American Hospital Association urges CMS to rescind mid-build denials
The group said CMS either missed its deadline or misinterpreted provider information when denying mid-build exceptions.
The American Hospital Association is imploring the Centers for Medicare and Medicaid Services to rescind recent denials of hospital requests for a mid-build exception to the site-neutral payment policy, according to a letter sent last week.
The "mid-build" exception, according to Morgan Lewis, has two prongs. The first provided relief to hospitals that had off-campus sites that were nearly operational when the Bipartisan Budget Act was enacted in 2015. The act precluded hospital outpatient payment for new hospital sites that did not submit outpatient claims for the site prior to its passage.
The second prong involved three criteria relating to the site that had been under construction that needed to be present: a provider-based attestation for the site; adding the site as a new location through an 855; and filing a certification that the mid-build requirement had been met.
At issue, according to the AHA, are recent mid-build denials from CMS. The 21st Century Cures Act, the AHA said, authorizes CMS to deny a mid-build exception request only if the agency completed its audit of the provider by Dec. 31, 2018.
WHAT'S THE IMPACT
At stake is lost revenue for hospitals, as CMS' site-neutral payment policy reduces the amount paid to off-campus facilities run by hospitals.

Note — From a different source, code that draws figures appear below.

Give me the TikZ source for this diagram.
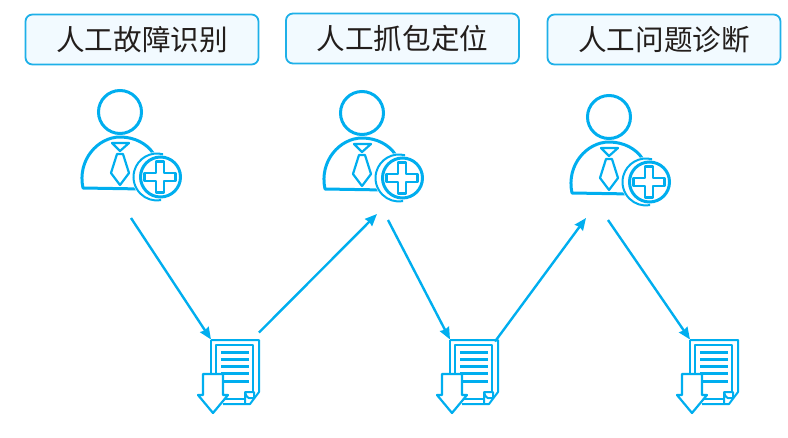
\documentclass[tikz,border=0pt]{standalone}
\usepackage{fontspec}
\usetikzlibrary{arrows.meta,positioning}
\newfontfamily\cjk{Noto Sans CJK SC}
\definecolor{iconblue}{RGB}{0,174,239}
\definecolor{boxblue}{RGB}{242,250,255}
\definecolor{boxline}{RGB}{30,176,232}
\definecolor{labelink}{RGB}{35,30,28}
\tikzset{
  stagebox/.style={rectangle, rounded corners=7pt, draw=boxline, line width=1.8pt, fill=boxblue, text=labelink,
    minimum width=233pt, minimum height=50pt, inner sep=0pt, font=\cjk\fontsize{28.6}{29}\selectfont},
  iconbox/.style={rectangle, inner sep=0pt, outer sep=0pt, minimum width=96pt, minimum height=128pt},
  filebox/.style={rectangle, inner sep=0pt, outer sep=0pt, minimum width=48pt, minimum height=65pt},
  flow/.style={-{Stealth[length=12pt,width=10pt,inset=1pt]}, draw=iconblue, line width=2.4pt},
  pics/person/.style={code={
    % body, head, tie
    \draw[iconblue, line width=3pt, line join=round] (-50,34) .. controls (-56,6) and (-35,-17) .. (-13,-17)
      .. controls (2,-17) and (14,-10) .. (20,-1) -- (10,35) -- cycle;
    \draw[iconblue, line width=3pt] (-13,-42) circle (21.5);
    \draw[iconblue, line width=2.2pt, line join=round] (-21,-11) -- (-4,-11) -- (-13,-3) -- cycle;
    \draw[iconblue, line width=2.2pt, line join=round] (-16,0) -- (-10,0) -- (-4,19) -- (-13,31) -- (-22,19) -- cycle;
    % badge with the cross
    \fill[white] (24,23) circle (25);
    \draw[iconblue, line width=2pt] (24,23) ++(285:23.5) arc[start angle=285, end angle=80, radius=23.5];
    \draw[fill=white, draw=iconblue, line width=3pt] (27.5,23) circle (20);
    \draw[iconblue, line width=2.8pt, line join=round] (23,7.7) -- (31,7.7) -- (31,19) -- (42.3,19) -- (42.3,27) -- (31,27)
      -- (31,38.3) -- (23,38.3) -- (23,27) -- (11.7,27) -- (11.7,19) -- (23,19) -- cycle;
  }},
  pics/report/.style={code={
    % outer sheet, inner sheet, folded corner
    \draw[iconblue, line width=2pt, line join=round] (-24,-32) -- (24,-32) -- (24,20) -- (15,32) -- (-12,32);
    \draw[iconblue, line width=2pt] (-24,-32) -- (-24,2);
    \draw[iconblue, line width=2pt, line join=round] (-19,2) -- (-19,-27) -- (18,-27) -- (18,20);
    \draw[iconblue, line width=2pt] (-12,27) -- (10,27);
    \draw[iconblue, line width=2pt, line join=round] (10,32) -- (10,20) -- (19,20) -- (19,26) .. controls (15,26) and (12,28) .. (10,20);
    \foreach \y in {-20,-12.5,-5.5,1.5,9}
      \draw[iconblue, line width=3pt] (-14,\y) -- (14,\y);
    % download arrow
    \filldraw[fill=white, draw=iconblue, line width=2.2pt, line join=round] (-32,2) -- (-12,2) -- (-12,23) -- (-7,23)
      -- (-22,41) -- (-37,23) -- (-32,23) -- cycle;
  }}
}
\begin{document}
\begin{tikzpicture}[x=1pt, y=-1pt]
\useasboundingbox (0,0) rectangle (788,437);
% Stage labels
\node[stagebox] (stage1) at (142,39.5) {人工故障识别};
\node[stagebox] (stage2) at (402.5,38.5) {人工抓包定位};
\node[stagebox] (stage3) at (664,39.5) {人工问题诊断};

% People
\node[iconbox] (man1) at (133,154) {};
\node[iconbox] (man2) at (375,155) {};
\node[iconbox] (man3) at (622,159) {};
\pic at (man1.center) {person};
\pic at (man2.center) {person};
\pic at (man3.center) {person};

% Reports
\node[filebox] (file1) at (235,372) {};
\node[filebox] (file2) at (474,372) {};
\node[filebox] (file3) at (714,372) {};
\pic at (file1.center) {report};
\pic at (file2.center) {report};
\pic at (file3.center) {report};

% Arrows
\draw[flow] ([xshift=-2pt]man1.south) -- (file1.north west);
\draw[flow] ([yshift=7pt]file1.north east) -- ([shift={(2pt,5pt)}]man2.south);
\draw[flow] ([shift={(13pt,-1pt)}]man2.south) -- (file2.north west);
\draw[flow] ([shift={(-3pt,-2pt)}]file2.north east) -- ([shift={(-36pt,5pt)}]man3.south);
\draw[flow] ([shift={(-14pt,3pt)}]man3.south) -- (file3.north west);
\end{tikzpicture}
\end{document}
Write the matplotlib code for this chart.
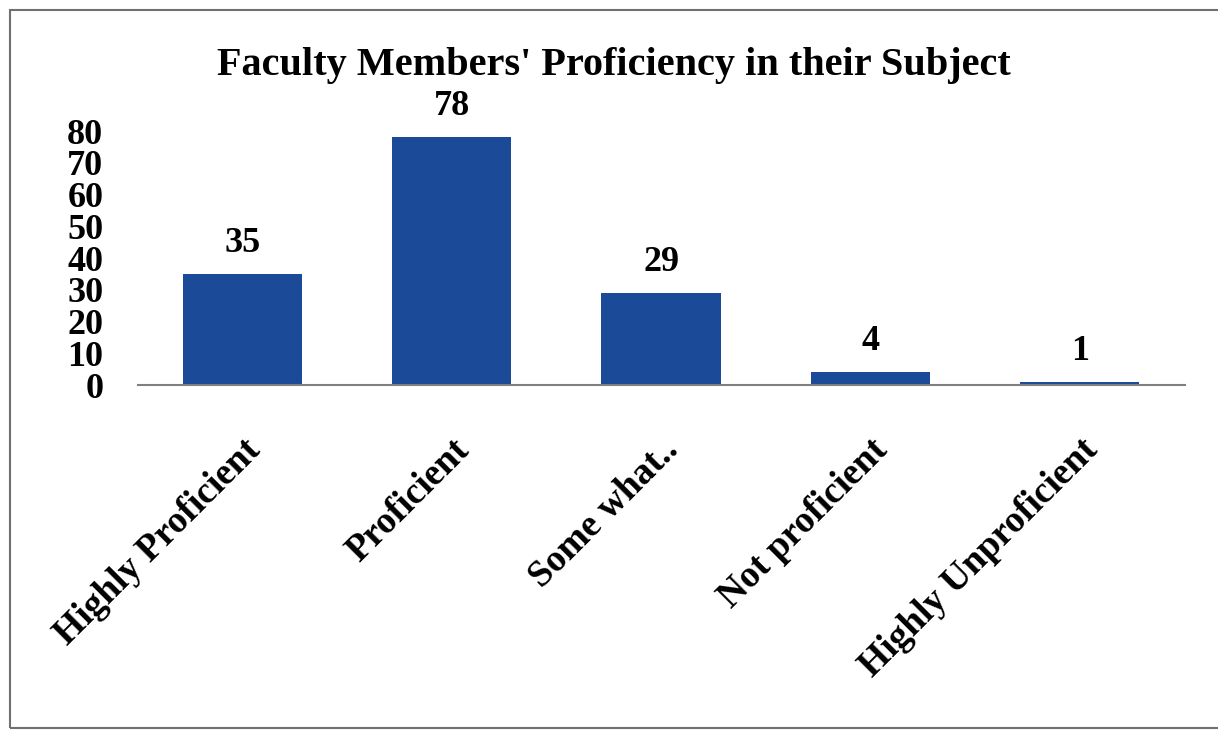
import matplotlib.pyplot as plt
import numpy as np
from matplotlib.patches import Rectangle

categories = ['Highly Proficient', 'Proficient', 'Some what..', 'Not proficient', 'Highly Unproficient']
counts = [35, 78, 29, 4, 1]
yticks = [0, 10, 20, 30, 40, 50, 60, 70, 80]

plt.rcParams['font.family'] = ['Liberation Serif', 'DejaVu Serif']
plt.rcParams['font.weight'] = 'bold'

fig = plt.figure(figsize=(12.18, 7.32), dpi=100)
ax = fig.add_axes([0.1133, 0.474, 0.8596, 0.347])

x = np.arange(len(categories))
ax.bar(x, counts, 0.57, color='#1a4a98')
for xi, v in zip(x, counts):
    ax.annotate(str(v), (xi, v), xytext=(0, 10), textcoords='offset points',
                ha='center', va='bottom', fontsize=26, fontweight='bold')

ax.set_xlim(-0.499, 4.503)
ax.set_ylim(0, 80)
ax.set_yticks(yticks)
ax.set_yticklabels([str(t) for t in yticks], fontsize=26, fontweight='bold')
ax.set_xticks(x)
ax.set_xticklabels(categories, rotation=45, ha='right', rotation_mode='anchor',
                   fontsize=27, fontweight='bold')
ax.tick_params(axis='y', length=0, pad=25)
ax.tick_params(axis='x', length=0, pad=34)
for s in ['top', 'right', 'left']:
    ax.spines[s].set_visible(False)
ax.spines['bottom'].set_color('#808080')
ax.spines['bottom'].set_linewidth(1.5)

fig.text(0.504, 1 - 75 / 732, "Faculty Members' Proficiency in their Subject",
         ha='center', va='baseline', fontsize=29, fontweight='bold')

# outer frame of the chart area
fig.patches.append(Rectangle((0.008, 0.006), 0.995, 0.981, transform=fig.transFigure,
                             fill=False, edgecolor='#707070', linewidth=1.5))

fig.savefig('out.png', dpi=100)
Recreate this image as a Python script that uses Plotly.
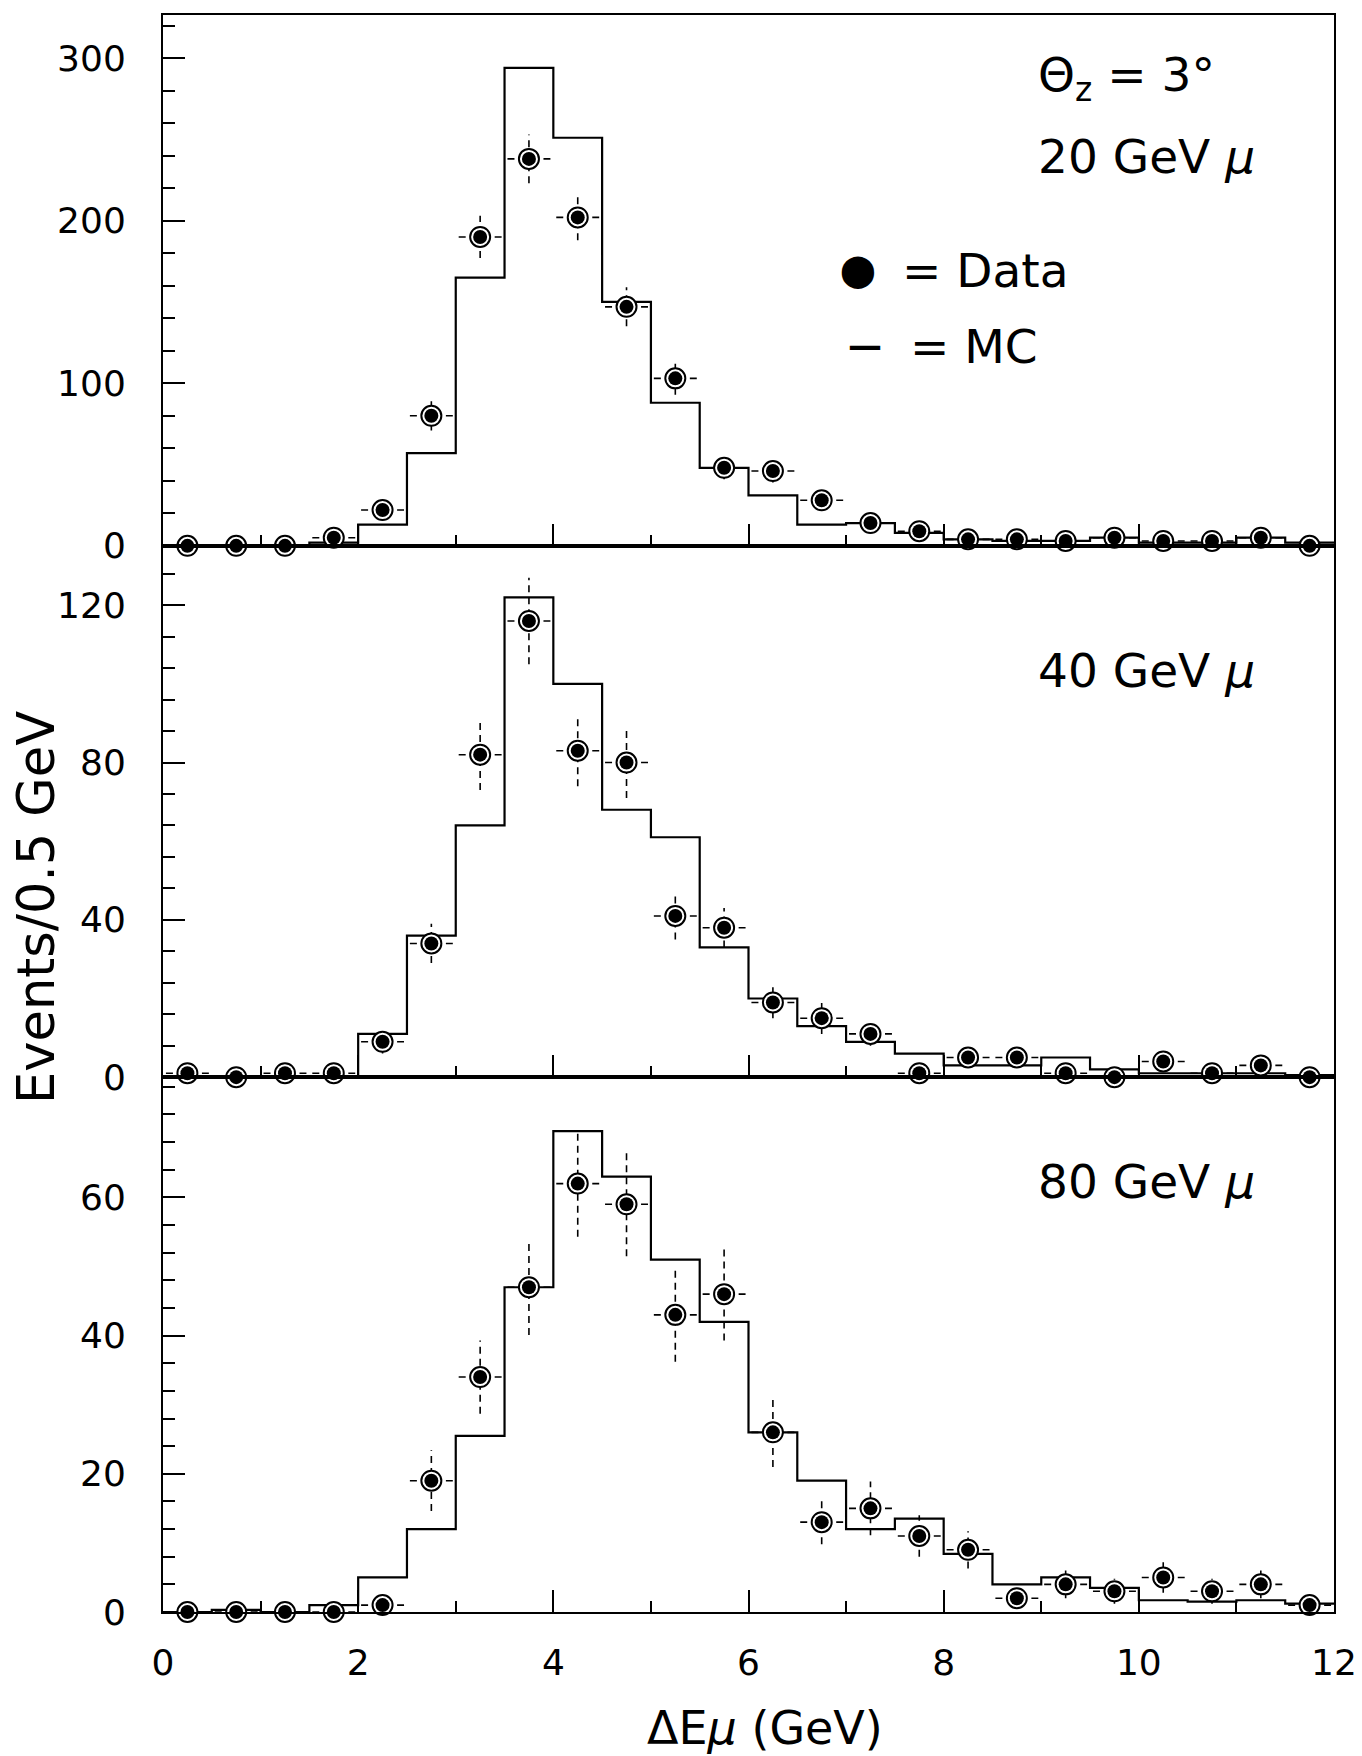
import plotly.graph_objects as go

# ---------------- data ----------------
bin_edges = [0, 0.5, 1, 1.5, 2, 2.5, 3, 3.5, 4, 4.5, 5, 5.5, 6, 6.5, 7, 7.5,
             8, 8.5, 9, 9.5, 10, 10.5, 11, 11.5, 12]
bin_centers = [0.25, 0.75, 1.25, 1.75, 2.25, 2.75, 3.25, 3.75, 4.25, 4.75, 5.25, 5.75,
               6.25, 6.75, 7.25, 7.75, 8.25, 8.75, 9.25, 9.75, 10.25, 10.75, 11.25, 11.75]

# 20 GeV muons
data_20 = [0, 0, 0, 5, 22, 80, 190, 238, 202, 147, 103, 48, 46, 28, 14, 9, 4, 4, 3, 5, 3, 3, 5, 0]
err_20 = [1, 1, 1, 2, 5, 9, 13, 15, 14, 12, 10, 7, 7, 5, 4, 3, 2, 2, 2, 2, 2, 2, 2, 1]
mc_20 = [0, 0, 0, 2, 13, 57, 165, 294, 251, 150, 88, 48, 31, 13, 14, 8, 4, 3, 3, 5, 2, 2, 5, 2]

# 40 GeV muons
data_40 = [1, 0, 1, 1, 9, 34, 82, 116, 83, 80, 41, 38, 19, 15, 11, 1, 5, 5, 1, 0, 4, 1, 3, 0]
err_40 = [1, 1, 1, 1, 3, 5, 9, 11, 9, 9, 6, 5, 4, 4, 3, 1, 2, 2, 1, 1, 2, 1, 2, 1]
mc_40 = [0, 0, 0, 0, 11, 36, 64, 122, 100, 68, 61, 33, 20, 13, 9, 6, 3, 3, 5, 2, 1, 1, 1, 0.5]

# 80 GeV muons
data_80 = [0, 0, 0, 0, 1, 19, 34, 47, 62, 59, 43, 46, 26, 13, 15, 11, 9, 2, 4, 3, 5, 3, 4, 1]
err_80 = [0.5, 0.5, 0.5, 0.5, 1, 4.4, 5.3, 6.9, 7.7, 7.5, 6.8, 6.7, 5, 3.2, 3.9, 3, 2.7,
          1.5, 2, 1.8, 2.2, 1.8, 2, 1]
mc_80 = [0, 0.3, 0, 1, 5, 12, 25.5, 47, 69.6, 63, 51, 42, 26, 19, 12, 13.5, 8.4, 4, 5,
         3.5, 1.7, 1.5, 1.7, 1.2]

panel_labels = ["20 GeV <i>μ</i>", "40 GeV <i>μ</i>", "80 GeV <i>μ</i>"]

# ---------------- style / geometry ----------------
FONT = "DejaVu Sans"
XERR_HALF = 0.22
OFF = 8                      # page body margin
W, H = 1354, 1748
ML = 163 - OFF
MT = 13 - OFF
MR = W - (1334 - OFF)
MB = H - (1612 - OFF)
PW, PH = W - ML - MR, H - MT - MB


def px_x(page_x):
    return (page_x - OFF - ML) / PW


def px_y(page_y):
    return (H - MB - (page_y - OFF)) / PH


panels = [
    dict(data=data_20, err=err_20, mc=mc_20, xa="x", ya="y",
         dom=[px_y(544.5), 1.0], rng=[0, 326.5], dtick=100, minor=20),
    dict(data=data_40, err=err_40, mc=mc_40, xa="x2", ya="y2",
         dom=[px_y(1076.5), px_y(544.5)], rng=[0, 135.1], dtick=40, minor=8),
    dict(data=data_80, err=err_80, mc=mc_80, xa="x3", ya="y3",
         dom=[0.0, px_y(1076.5)], rng=[0, 77.4], dtick=20, minor=4),
]

fig = go.Figure()

for p in panels:
    # MC histogram (step)
    fig.add_trace(go.Scatter(
        x=bin_edges, y=p["mc"] + [p["mc"][-1]], mode="lines", line_shape="hv",
        line=dict(color="black", width=2.2), xaxis=p["xa"], yaxis=p["ya"],
        showlegend=False, hoverinfo="skip"))
    # dashed error bars (vertical + horizontal)
    ex, ey = [], []
    for xc, yv, e in zip(bin_centers, p["data"], p["err"]):
        ex += [xc, xc, None, xc - XERR_HALF, xc + XERR_HALF, None]
        ey += [yv - e, yv + e, None, yv, yv, None]
    fig.add_trace(go.Scatter(
        x=ex, y=ey, mode="lines", line=dict(color="black", width=1.6, dash="7px,5px"),
        xaxis=p["xa"], yaxis=p["ya"], showlegend=False, hoverinfo="skip",
        connectgaps=False, cliponaxis=False))
    # data markers: ring + filled centre
    fig.add_trace(go.Scatter(
        x=bin_centers, y=p["data"], mode="markers",
        marker=dict(symbol="circle", size=20, color="white",
                    line=dict(color="black", width=2)),
        xaxis=p["xa"], yaxis=p["ya"], showlegend=False, cliponaxis=False))
    fig.add_trace(go.Scatter(
        x=bin_centers, y=p["data"], mode="markers",
        marker=dict(symbol="circle", size=14, color="black"),
        xaxis=p["xa"], yaxis=p["ya"], showlegend=False, cliponaxis=False))

axis_common = dict(showline=True, linecolor="black", linewidth=2, mirror=True,
                   showgrid=False, zeroline=False, ticks="inside", tickcolor="black",
                   tickwidth=2, ticklen=22)

layout = dict(
    width=W, height=H, margin=dict(l=ML, r=MR, t=MT, b=MB),
    paper_bgcolor="white", plot_bgcolor="white",
    font=dict(family=FONT, color="black"),
    showlegend=False,
)

for i, p in enumerate(panels):
    sfx = "" if i == 0 else str(i + 1)
    layout["xaxis" + sfx] = dict(
        axis_common, domain=[0, 1], anchor="y" + sfx, range=[0, 12],
        tick0=0, dtick=2, showticklabels=(i == 2), ticklabeloverflow="allow",
        tickfont=dict(size=36, family=FONT), ticklabelstandoff=18,
        minor=dict(dtick=1, ticks="inside", ticklen=11, tickwidth=1.5, tickcolor="black"),
        matches=None if i == 0 else "x")
    layout["yaxis" + sfx] = dict(
        axis_common, domain=p["dom"], anchor="x" + sfx, range=p["rng"],
        tick0=0, dtick=p["dtick"], tickfont=dict(size=36, family=FONT),
        ticklabelstandoff=28,
        minor=dict(dtick=p["minor"], ticks="inside", ticklen=12, tickwidth=1.5,
                   tickcolor="black"))

fig.update_layout(**layout)

ann_font = dict(family=FONT, size=47, color="black")
annotations = [
    dict(text="Θ<sub>z</sub> = 3°", x=px_x(1036), y=px_y(76)),
    dict(text=panel_labels[0], x=px_x(1036), y=px_y(155)),
    dict(text="= Data", x=px_x(900), y=px_y(269)),
    dict(text="= MC", x=px_x(908), y=px_y(345)),
    dict(text=panel_labels[1], x=px_x(1036), y=px_y(669)),
    dict(text=panel_labels[2], x=px_x(1036), y=px_y(1181)),
]
for a in annotations:
    fig.add_annotation(xref="paper", yref="paper", xanchor="left", yanchor="middle",
                       showarrow=False, font=ann_font, **a)

# legend symbols
fig.add_annotation(text="⬤", xref="paper", yref="paper", x=px_x(858), y=px_y(268),
                   xanchor="center", yanchor="middle", showarrow=False,
                   font=dict(family=FONT, size=32, color="black"))
fig.add_annotation(text="<b>—</b>", xref="paper", yref="paper", x=px_x(865), y=px_y(343),
                   xanchor="center", yanchor="middle", showarrow=False,
                   font=dict(family=FONT, size=34, color="black"))

fig.add_annotation(text="Events/0.5 GeV", xref="paper", yref="paper",
                   x=px_x(37), y=px_y(907), textangle=-90, showarrow=False,
                   xanchor="center", yanchor="middle",
                   font=dict(family=FONT, size=51, color="black"))
fig.add_annotation(text="ΔE<i>μ</i> (GeV)", xref="paper", yref="paper",
                   x=px_x(765), y=-MB / PH, showarrow=False, borderpad=0,
                   xanchor="center", yanchor="bottom",
                   font=dict(family=FONT, size=46, color="black"))

fig.write_html("out.html")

In a March 23 email, CMS said it "performed all audit activities in accordance with the requirements set forth in the law." But the AHA claims the agency didn't meet the deadline. The audits were completed and hospitals were notified of the results more than two years after this statutory deadline.
Citing these factors, the hospital group said the denial determinations should be rescinded. Specifically, providers that submitted mid-build exception requests must be excluded from the definition of "off-campus outpatient department of a provider" in instances where CMS failed to render a contrary determination as part of the audit under deadline.
"The issuance of these denials could not have come at a worse time for hospitals that are struggling both financially and with staff and resource shortages due to the pandemic," the AHA wrote.
The group added that, in addition to the denials made past the deadline, some denials were incorrect, with many hospitals being denied despite fulfilling the requirements. AHA chalked this up to Medicare Administrative Contractors' misunderstandings of the information that the provider submitted, or their interpretation of what the statute requires.
THE LARGER TREND
Bipartisan legislation introduced in 2016 by the leaders of the House Ways and Means Subcommittee on Health resolved two provisions of the Bipartisan Budget Act in allowing hospitals that were building outpatient facilities off-campus to be paid at higher reimbursement rates, and in taking into consideration for payment socioeconomic status.
The bill closed a loophole in the Budget Act related to Medicare payments for off-campus hospital outpatient departments. The law did not take into account facilities that were mid-build as of the date of the enactment in November 2015. It also allowed cancer hospitals to continue to be paid at cancer hospital rates at new off-campus locations.
In July 2020, an appeals court reversed a decision of a lower court and upheld the action of the Department of Health and Human Services to pay formerly grandfathered off-campus outpatient departments run by hospitals at the same, lower rate of physician clinics.